I am about to set up a cloud instance with linux operating system, and the common choice here normally would be ubuntu. But since they failed their newest release, and I have the option of going fedora or debian. What would you guys recommend for server?
Best fit is always dependent on how you’re planning to use it. Find out what your requirements before you set up a server.
Generally Debian is chosen very often, but I’d wager pretty much any distro will do. Your own experience goes a long way in making a distro a good choice.
It is going to run af .go application that is the backend for my website. Handling user logins, database translation etc.
Go applications are statically built. So you don’t really need anything special on the server for that. Anything will do. Debian would be fine here.
Which one has the biggest repositpry libruary off the bat? It’s a GUI-less server. So no browser downloading of .deb files anyways.
OpenMediaVault comes with a beginner friendly webui, and all programs from the debian repos are available. It’s plain debian under the hood. You can install docker, lxc, k8s and kvm plugins and they are managable from the webui.
Not an option on Scaleway cloud services.
Debian is a great pick. It’s stable and has a great support community.
Debian would be the most obvious choice. Perhaps Alma is also a good option. If you would like a european option, OpenSUSE leap can also do the job.
Denian Stable. It just works.
Can’t say anything for professional use, but debian is rock solid, always a strong choice for servers.
Debian & Alma of course!
I personally favour Alpine Linux for its minimalism, but Devuan or Debian are fine, and more familiar choices, too. Depending on what you intend to run, especially appliance-like things, OpenBSD might be a good alternative.
DEBIAN
Professional as in an organisation? You should probably start by gathering functional and non-functional requirements from stakeholders.
It’s for running a .go app as a backend through an api to my website/app frontend.
Which reverse proxy?
Debian or Fedora
I personally go with Fedora Server with automatic security updates.
Rhel if you are using professionally. Their enterprise support staff are wizards when it comes to finding the cause of random issues.
Not an option on Scaleway unfortunately
Alpine.
debian, but i prefer devuan personally
Depends on what you mean by professional and your needs.
Debian (stable) is rock solid but (because) slow changing, if your application is slow (or not) changing it’s probably the better choice, but if you need new things before it’s ready for a new version it’ll be pain. It’s the professional sysad’s choice because they’ll likely not have to do anything.

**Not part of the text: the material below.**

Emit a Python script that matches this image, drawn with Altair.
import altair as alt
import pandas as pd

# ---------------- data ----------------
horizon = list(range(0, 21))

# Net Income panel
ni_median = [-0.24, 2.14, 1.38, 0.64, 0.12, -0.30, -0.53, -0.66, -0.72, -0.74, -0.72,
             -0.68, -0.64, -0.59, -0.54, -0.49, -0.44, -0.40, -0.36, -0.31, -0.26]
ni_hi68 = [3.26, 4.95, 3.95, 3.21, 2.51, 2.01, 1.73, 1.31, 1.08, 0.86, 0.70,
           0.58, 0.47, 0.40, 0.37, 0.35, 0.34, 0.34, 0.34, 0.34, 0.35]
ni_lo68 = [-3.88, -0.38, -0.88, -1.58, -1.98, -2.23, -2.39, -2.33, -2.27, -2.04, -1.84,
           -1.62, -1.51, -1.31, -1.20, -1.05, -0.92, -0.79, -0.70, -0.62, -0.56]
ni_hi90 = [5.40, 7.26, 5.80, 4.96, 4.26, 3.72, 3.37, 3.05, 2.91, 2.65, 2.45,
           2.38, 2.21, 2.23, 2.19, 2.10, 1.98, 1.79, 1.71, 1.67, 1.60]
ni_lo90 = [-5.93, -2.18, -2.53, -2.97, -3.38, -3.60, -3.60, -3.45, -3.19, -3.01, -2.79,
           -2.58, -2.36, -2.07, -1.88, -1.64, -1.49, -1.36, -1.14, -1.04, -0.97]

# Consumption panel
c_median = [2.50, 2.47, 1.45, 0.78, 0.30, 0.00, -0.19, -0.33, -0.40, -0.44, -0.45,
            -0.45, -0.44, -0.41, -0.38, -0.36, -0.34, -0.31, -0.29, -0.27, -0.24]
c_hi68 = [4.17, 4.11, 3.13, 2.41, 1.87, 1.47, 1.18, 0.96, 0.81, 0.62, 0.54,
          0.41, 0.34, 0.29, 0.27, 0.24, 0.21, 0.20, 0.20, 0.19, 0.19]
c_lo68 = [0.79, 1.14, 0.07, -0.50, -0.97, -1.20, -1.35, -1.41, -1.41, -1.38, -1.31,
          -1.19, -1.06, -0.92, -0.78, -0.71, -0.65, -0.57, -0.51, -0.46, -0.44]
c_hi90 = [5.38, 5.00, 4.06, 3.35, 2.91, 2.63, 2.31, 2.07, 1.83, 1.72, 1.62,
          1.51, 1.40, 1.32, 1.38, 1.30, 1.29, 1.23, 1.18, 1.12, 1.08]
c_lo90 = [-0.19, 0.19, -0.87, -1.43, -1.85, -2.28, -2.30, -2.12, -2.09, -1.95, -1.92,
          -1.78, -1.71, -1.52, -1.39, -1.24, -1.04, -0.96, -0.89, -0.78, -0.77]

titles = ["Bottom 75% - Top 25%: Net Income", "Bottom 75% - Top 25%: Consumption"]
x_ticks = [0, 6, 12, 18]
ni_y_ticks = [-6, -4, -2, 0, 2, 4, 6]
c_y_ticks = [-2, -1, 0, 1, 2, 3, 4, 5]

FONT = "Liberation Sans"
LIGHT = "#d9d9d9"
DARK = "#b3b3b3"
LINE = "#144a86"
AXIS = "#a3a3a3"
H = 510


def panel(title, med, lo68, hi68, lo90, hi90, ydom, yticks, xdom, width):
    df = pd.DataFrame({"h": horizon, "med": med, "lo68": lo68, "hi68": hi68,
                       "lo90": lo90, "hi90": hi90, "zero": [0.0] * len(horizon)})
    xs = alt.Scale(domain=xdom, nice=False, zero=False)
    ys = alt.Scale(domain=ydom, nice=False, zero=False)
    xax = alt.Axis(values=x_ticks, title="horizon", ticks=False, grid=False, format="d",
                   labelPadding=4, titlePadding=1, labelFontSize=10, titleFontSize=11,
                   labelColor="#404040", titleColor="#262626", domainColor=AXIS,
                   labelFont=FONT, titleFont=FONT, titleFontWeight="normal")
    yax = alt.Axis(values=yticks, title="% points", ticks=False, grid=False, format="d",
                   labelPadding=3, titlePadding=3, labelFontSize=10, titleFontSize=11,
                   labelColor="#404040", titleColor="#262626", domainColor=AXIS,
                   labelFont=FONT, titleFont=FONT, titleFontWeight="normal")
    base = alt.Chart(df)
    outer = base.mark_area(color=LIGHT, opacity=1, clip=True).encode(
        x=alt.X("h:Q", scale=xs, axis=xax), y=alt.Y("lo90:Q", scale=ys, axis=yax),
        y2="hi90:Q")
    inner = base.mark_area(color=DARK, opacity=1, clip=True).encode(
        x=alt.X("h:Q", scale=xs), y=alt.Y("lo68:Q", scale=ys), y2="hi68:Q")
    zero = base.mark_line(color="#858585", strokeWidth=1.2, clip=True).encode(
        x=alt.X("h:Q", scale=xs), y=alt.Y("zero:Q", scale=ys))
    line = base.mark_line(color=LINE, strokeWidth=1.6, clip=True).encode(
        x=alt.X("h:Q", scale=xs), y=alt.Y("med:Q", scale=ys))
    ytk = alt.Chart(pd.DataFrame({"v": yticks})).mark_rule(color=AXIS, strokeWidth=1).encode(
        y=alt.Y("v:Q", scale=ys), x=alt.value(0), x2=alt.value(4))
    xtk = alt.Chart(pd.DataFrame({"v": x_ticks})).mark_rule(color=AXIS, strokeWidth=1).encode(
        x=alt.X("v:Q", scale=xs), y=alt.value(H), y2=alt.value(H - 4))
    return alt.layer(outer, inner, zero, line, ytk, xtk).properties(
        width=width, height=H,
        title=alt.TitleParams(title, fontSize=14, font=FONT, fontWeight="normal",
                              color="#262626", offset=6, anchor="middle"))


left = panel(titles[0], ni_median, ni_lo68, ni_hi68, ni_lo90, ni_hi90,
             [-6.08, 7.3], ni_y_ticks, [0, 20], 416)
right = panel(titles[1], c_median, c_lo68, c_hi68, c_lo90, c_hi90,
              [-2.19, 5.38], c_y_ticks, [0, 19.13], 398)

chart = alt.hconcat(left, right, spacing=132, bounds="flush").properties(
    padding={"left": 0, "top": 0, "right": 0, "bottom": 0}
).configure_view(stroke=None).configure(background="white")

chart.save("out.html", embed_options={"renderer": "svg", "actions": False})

Fedora is faster moving (think cutting edge, not bleeding edge (e.g. Arch) as opposed to Debian’s blunt safety) so if you’re in active development it’s likely a better choice. It is also sort of the testing arm for Red Hat Enterprise Linux, which is the quintessential professional Distro, so you’ll learn some of that along the way.
Just mean stable. Atleast it should not be the distros fault something suddenly isn’t working
Debian it is then, it comes in stable, testing and sid (who breaks his toys) also called unstable variants. Unsurprisingly, you’ll be wanting stable.

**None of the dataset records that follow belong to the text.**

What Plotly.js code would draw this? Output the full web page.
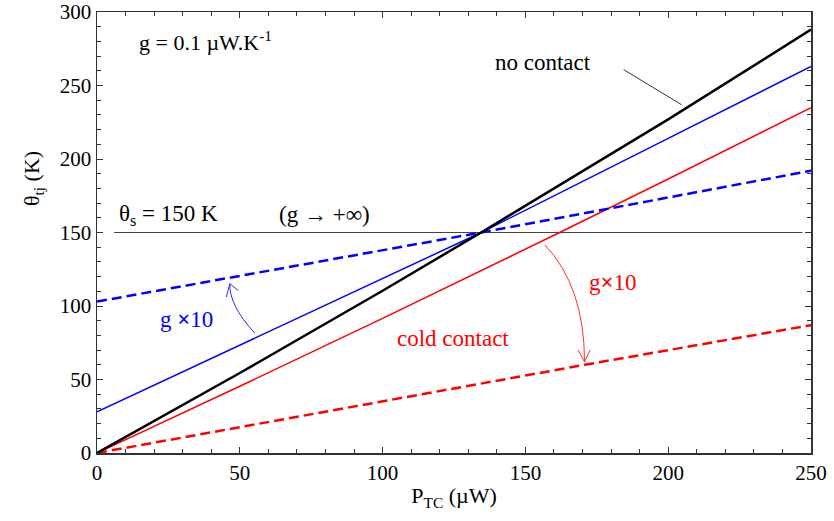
<!DOCTYPE html>
<html>
<head>
<meta charset="utf-8">
<script src="https://cdn.plot.ly/plotly-3.0.1.min.js"></script>
<style>html,body{margin:0;padding:0;background:#fff}#chart{width:834px;height:521px}</style>
</head>
<body>
<div id="chart"></div>
<script>
// Power P_TC (µW) and junction temperature (K)
const noContactX = [0, 50, 100, 134.5, 200, 250];
const noContactY = [0, 54.4, 110.4, 150, 227, 288];

const blueSolidX = [0, 50, 100, 134.5, 200, 250];
const blueSolidY = [28, 73.5, 118.5, 150, 214, 263];

const blueDashX = [0, 134.5, 250];
const blueDashY = [103, 150, 192];

const coldX = [0, 50, 100, 162, 200, 250];
const coldY = [0, 45.4, 91.6, 150, 186.4, 235];

const coldDashX = [0, 100, 170.8, 250];
const coldDashY = [0, 35, 60, 87];

const sinkX = [6, 247];
const sinkY = [150, 150];

const xTicks = [0, 50, 100, 150, 200, 250];
const yTicks = [0, 50, 100, 150, 200, 250, 300];

const serif = 'Liberation Serif';

const traces = [
  {x: sinkX, y: sinkY, mode: 'lines', line: {color: '#444', width: 1}},
  {x: coldDashX, y: coldDashY, mode: 'lines', line: {color: '#ff0000', width: 2.5, dash: '10px,5px'}},
  {x: coldX, y: coldY, mode: 'lines', line: {color: '#ff0000', width: 1.5}},
  {x: blueDashX, y: blueDashY, mode: 'lines', line: {color: '#0000ff', width: 2.5, dash: '10px,5px'}},
  {x: blueSolidX, y: blueSolidY, mode: 'lines', line: {color: '#0000ff', width: 1.5}},
  {x: noContactX, y: noContactY, mode: 'lines', line: {color: '#000000', width: 2.5}}
];

const axisCommon = {
  showgrid: false, zeroline: false, showline: true, linecolor: '#333', linewidth: 1.5,
  mirror: 'allticks', ticks: 'inside', ticklen: 6, tickwidth: 1, tickcolor: '#333',
  tickfont: {family: serif, size: 21, color: '#000'},
  minor: {ticks: 'inside', ticklen: 4, tickwidth: 1, tickcolor: '#333', dtick: 10}
};

const layout = {
  width: 834, height: 521,
  margin: {l: 97, r: 23, t: 12, b: 68},
  showlegend: false,
  font: {family: serif},
  xaxis: Object.assign({}, axisCommon, {
    range: [0, 250], tickvals: xTicks, ticktext: xTicks.map(String),
    title: {text: 'P<sub>TC</sub> (µW)', font: {family: serif, size: 22, color: '#000'}, standoff: 4}
  }),
  yaxis: Object.assign({}, axisCommon, {
    range: [0, 300], tickvals: yTicks, ticktext: yTicks.map(String)
  }),
  annotations: [
    {xref: 'paper', yref: 'paper', x: -0.111, y: 0.623, text: 'θ<sub>tj</sub> (K)', textangle: -90,
     showarrow: false, font: {family: serif, size: 22, color: '#000'}},
    {x: 13.9, y: 280, xanchor: 'left', text: 'g = 0.1 µW.K<sup>-1</sup>', showarrow: false,
     font: {family: serif, size: 22, color: '#000'}},
    {x: 138.6, y: 265.7, xanchor: 'left', text: 'no contact', showarrow: false,
     font: {family: serif, size: 23, color: '#000'}},
    {x: 6.9, y: 162, xanchor: 'left', text: 'θ<sub>s</sub> = 150 K', showarrow: false,
     font: {family: serif, size: 23, color: '#000'}},
    {x: 62.9, y: 162, xanchor: 'left', text: '(g <b>→</b> +∞)', showarrow: false,
     font: {family: serif, size: 23, color: '#000'}},
    {x: 21.3, y: 90.5, xanchor: 'left', text: 'g <b>×</b>10', showarrow: false,
     font: {family: serif, size: 23, color: '#0000ff'}},
    {x: 171.5, y: 115.7, xanchor: 'left', text: 'g<b>×</b>10', showarrow: false,
     font: {family: serif, size: 23, color: '#ff0000'}},
    {x: 104.2, y: 78.2, xanchor: 'left', text: 'cold contact', showarrow: false,
     font: {family: serif, size: 23, color: '#ff0000'}}
  ],
  shapes: [
    {type: 'line', xref: 'x', yref: 'y', x0: 184.4, y0: 260.8, x1: 204.7, y1: 236.9,
     line: {color: '#000', width: 0.8}},
    {type: 'path', xref: 'x', yref: 'y', path: 'M 55.2,81.6 Q 46.2,100.7 46.5,115.2',
     line: {color: '#2a2aff', width: 1}},
    {type: 'path', xref: 'x', yref: 'y', path: 'M 45.3,106.1 L 46.5,115.2 L 49.4,110.6',
     line: {color: '#2a2aff', width: 1}},
    {type: 'path', xref: 'x', yref: 'y', path: 'M 156.8,141.6 Q 170.7,113.2 170.7,62.0',
     line: {color: '#ff3030', width: 1}},
    {type: 'path', xref: 'x', yref: 'y', path: 'M 168.4,70.2 L 170.7,62.0 L 172.7,70.2',
     line: {color: '#ff3030', width: 1}}
  ]
};

Plotly.newPlot('chart', traces, layout, {displayModeBar: false, staticPlot: true});
</script>
</body>
</html>
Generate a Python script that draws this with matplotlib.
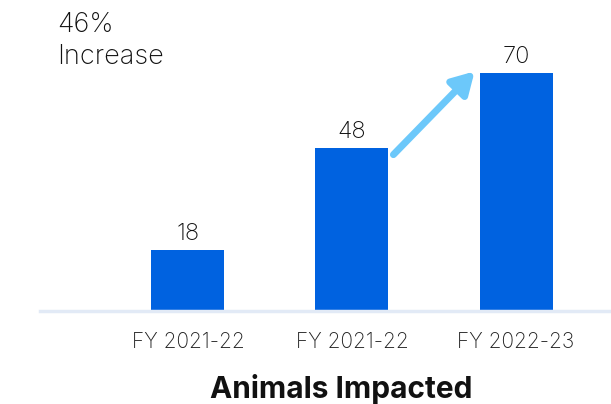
import matplotlib
matplotlib.use('Agg')
import matplotlib.pyplot as plt

# Data
categories = ['FY 2021-22', 'FY 2021-22', 'FY 2022-23']
values = [18, 48, 70]
increase_text = '46%\nIncrease'
title = 'Animals Impacted'

BAR_COLOR = '#0062E0'
ARROW_COLOR = '#6CC8FA'
BASE_COLOR = '#E2EAF6'

plt.rcParams['font.family'] = ['Inter', 'DejaVu Sans']

fig = plt.figure(figsize=(6.11, 4.04), dpi=100)
ax = fig.add_axes([40 / 611, 93 / 404, 571 / 611, 311 / 404])

x = list(range(len(values)))
width = 0.445
bars = ax.bar(x, values, width=width, color=BAR_COLOR, zorder=2)

for xi, v in zip(x, values):
    ax.text(xi, v + 1.5, str(v), ha='center', va='bottom', fontsize=17,
            fontweight='light', color='#111111')

# arrow between the 2nd and 3rd bar
ax.annotate('', xy=(x[2] - width / 2 - 0.03, values[2] + 0.5),
            xytext=(x[1] + width / 2 + 0.03, values[1] - 2),
            arrowprops=dict(arrowstyle='-|>,head_length=1.3,head_width=0.75',
                            color=ARROW_COLOR, lw=5, shrinkA=0, shrinkB=0))

ax.set_xlim(-0.902, 2.579)
ax.set_ylim(0, 91.5)
ax.set_xticks(x)
ax.set_xticklabels(categories, fontsize=15, fontweight='light', color='#222222')
ax.tick_params(axis='x', length=0, pad=15)
ax.set_yticks([])
for side in ['top', 'right', 'left']:
    ax.spines[side].set_visible(False)
ax.spines['bottom'].set_color(BASE_COLOR)
ax.spines['bottom'].set_linewidth(2.5)
ax.spines['bottom'].set_zorder(3)

fig.text(57 / 611, 1 - 12 / 404, increase_text, ha='left', va='top', fontsize=19.5,
         fontweight='light', color='#111111', linespacing=1.3)
fig.text(341 / 611, 1 - 389 / 404, title, ha='center', va='center', fontsize=21.5,
         fontweight='bold', color='#111111')

fig.savefig('out.png', dpi=100)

if you need new things before it’s ready for a new version it’ll be pain
Like what?
Also if you need something before Debian is ready for it… you’re weird. I don’t mean this in a derogatory fashion, solely that you are doing something our of the ordinary. Consequently you should first question WHY you do that in the first place.
Finally if you do need something very specific, containers are there to … contain that. Running Debian as the host distribution doesn’t mean you’re limited to it for your applications, servers included.

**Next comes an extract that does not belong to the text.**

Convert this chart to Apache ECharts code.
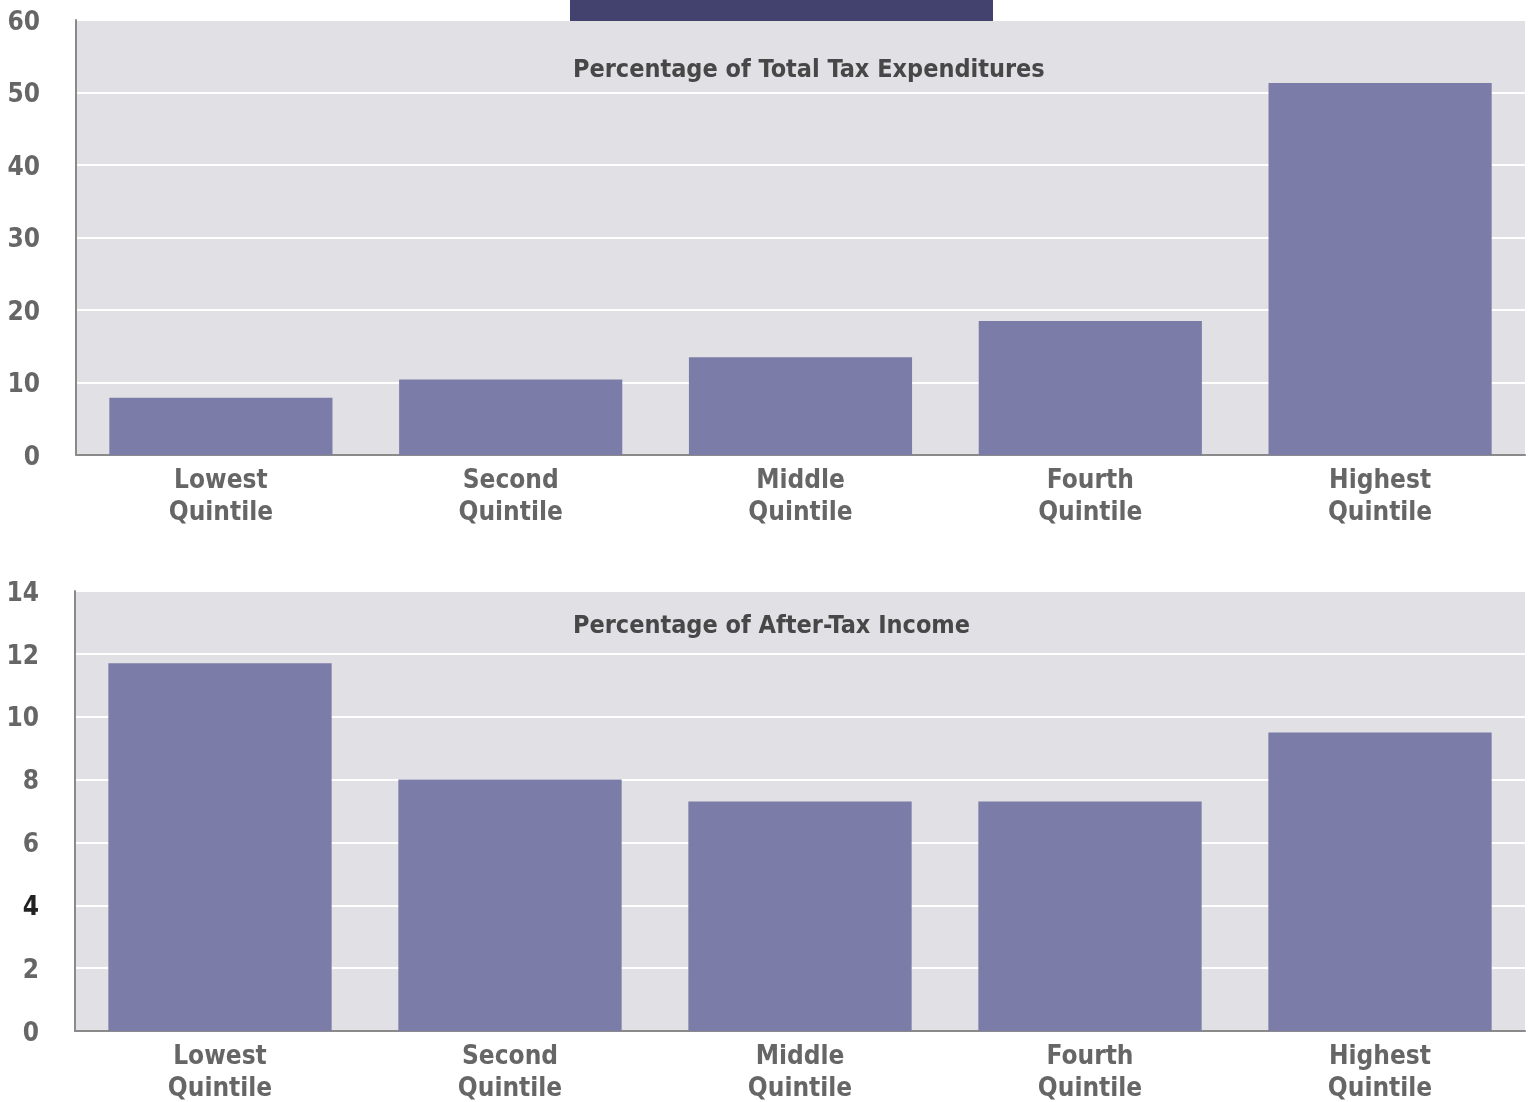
<!DOCTYPE html>
<html>
<head>
<meta charset="utf-8">
<script src="https://cdn.jsdelivr.net/npm/echarts@6/dist/echarts.min.js"></script>
<style>
html,body{margin:0;padding:0;background:#fff;}
#chart{width:1531px;height:1102px;}
</style>
</head>
<body>
<div id="chart"></div>
<script>
const categories = ['Lowest\nQuintile', 'Second\nQuintile', 'Middle\nQuintile', 'Fourth\nQuintile', 'Highest\nQuintile'];
const taxExpenditureShare = [7.9, 10.4, 13.5, 18.5, 51.3];
const afterTaxIncomeShare = [11.7, 8.0, 7.3, 7.3, 9.5];
const panelTitles = ['Percentage of Total Tax Expenditures', 'Percentage of After-Tax Income'];
const yTicks1 = { min: 0, max: 60, interval: 10 };
const yTicks2 = { min: 0, max: 14, interval: 2 };

const FONT = "'Liberation Sans Narrow', 'DejaVu Sans Condensed', 'Roboto Condensed', 'Noto Sans', sans-serif";
const BAR = '#7b7ca8';
const PLOT_BG = '#e0e0e5';
const AXIS = '#8a8a8a';
const LABEL = '#666666';

const chart = echarts.init(document.getElementById('chart'), null, { renderer: 'canvas' });

function xAxis(gridIndex) {
  return {
    type: 'category', gridIndex, data: categories,
    axisLine: { show: true, lineStyle: { color: AXIS, width: 2 } },
    axisTick: { show: false },
    axisLabel: { color: LABEL, fontFamily: FONT, fontWeight: 'bold', fontSize: 26, lineHeight: 32, margin: 10, interval: 0 },
    splitLine: { show: false }
  };
}
function yAxis(gridIndex, t, darkFour) {
  return {
    type: 'value', gridIndex, min: t.min, max: t.max, interval: t.interval,
    axisLine: { show: true, lineStyle: { color: AXIS, width: 2 } },
    axisTick: { show: false },
    axisLabel: {
      fontFamily: FONT, fontWeight: 'bold', fontSize: 26, margin: 36, color: LABEL,
      padding: [6, 0, 0, 0],
      formatter: v => (darkFour && v === 4) ? '{d|' + v + '}' : '{n|' + v + '}',
      rich: {
        n: { color: LABEL, fontFamily: FONT, fontWeight: 'bold', fontSize: 26 },
        d: { color: '#222', fontFamily: FONT, fontWeight: 'bold', fontSize: 26 }
      }
    },
    splitLine: { show: true, lineStyle: { color: '#ffffff', width: 2 } }
  };
}

chart.setOption({
  animation: false,
  backgroundColor: '#ffffff',
  title: [
    { text: panelTitles[0], left: 573, top: 58, padding: 0,
      textStyle: { color: '#474747', fontFamily: FONT, fontWeight: 'bold', fontSize: 25 } },
    { text: panelTitles[1], left: 573, top: 614, padding: 0,
      textStyle: { color: '#474747', fontFamily: FONT, fontWeight: 'bold', fontSize: 25 } }
  ],
  graphic: [
    { type: 'rect', left: 570, top: 0, z: 100, shape: { width: 423, height: 21 }, style: { fill: '#43426f' } }
  ],
  grid: [
    { left: 76, right: 6, top: 20, height: 435, show: true, backgroundColor: PLOT_BG, borderWidth: 0, outerBoundsMode: 'none', containLabel: false },
    { left: 75, right: 6, top: 591, height: 440, show: true, backgroundColor: PLOT_BG, borderWidth: 0, outerBoundsMode: 'none', containLabel: false }
  ],
  xAxis: [xAxis(0), xAxis(1)],
  yAxis: [yAxis(0, yTicks1, false), yAxis(1, yTicks2, true)],
  series: [
    { type: 'bar', xAxisIndex: 0, yAxisIndex: 0, data: taxExpenditureShare, barWidth: '77%', itemStyle: { color: BAR } },
    { type: 'bar', xAxisIndex: 1, yAxisIndex: 1, data: afterTaxIncomeShare, barWidth: '77%', itemStyle: { color: BAR } }
  ]
});
</script>
</body>
</html>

Valid point re containers, but OP has a wanting bare metal feel IMO. I like and use both, horses for courses, just giving some context.
wanting bare metal feel IMO
Not sure what that means. Typically I would also question people who think containers are “expensive” in the sense of wasting resources. IMHO it’s a great compromise to have very weird services while the server itself is very stable.
If you are choosing between Fedora and Debian, definitely go with Debian. Fedora evolves too rapidly for professional use, and its administration requires excessive effort.